Generation of squeezed vacuum state in the millihertz frequency band

TL;DR

This paper reports the first direct observation of a squeezed vacuum state at ultra-low frequencies (down to 4 millihertz) with significant noise reduction, advancing quantum measurement for gravitational wave detection.

Contribution

It introduces a novel method to generate and observe squeezed vacuum states at millihertz frequencies, filling a gap in quantum resources for low-frequency gravitational wave observatories.

Findings

Achieved 8 dB quantum noise reduction at 4 millihertz

Demonstrated a multiple noise suppression scheme for ultra-low frequencies

Provided quantum resources for future low-frequency gravitational wave detection

Abstract

The detection of gravitational waves has ushered in a new era of observing the universe.
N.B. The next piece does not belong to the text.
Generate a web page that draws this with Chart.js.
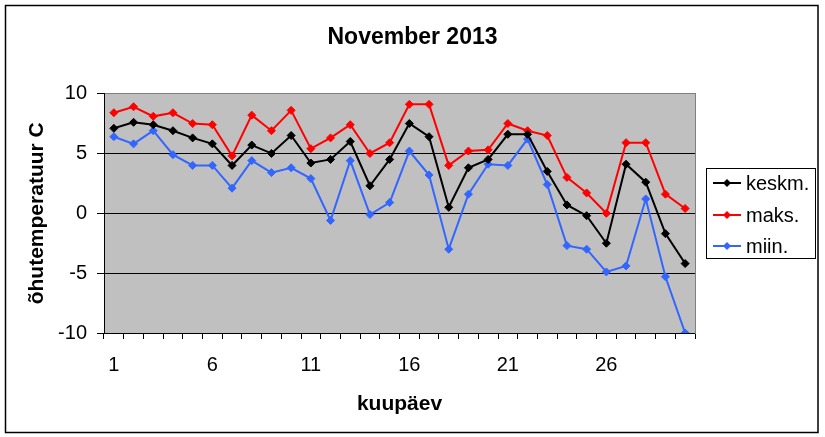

Quantum resource advantages offer significant enhancements to the sensitivity of gravitational wave observatories. While squeezed states for ground-based gravitational wave detection have received marked attention, the generation of squeezed states suitable for mid-to-low-frequency detection has remained unexplored. To address the gap in squeezed state optical fields at ultra-low frequencies, we report on the first direct observation of a squeezed vacuum field until Fourier frequency of 4 millihertz with the quantum noise reduction of up to 8 dB, by the employment of a multiple noise suppression scheme. Our work provides quantum resources for future gravitational wave observatories, facilitating the development of quantum precision measurement.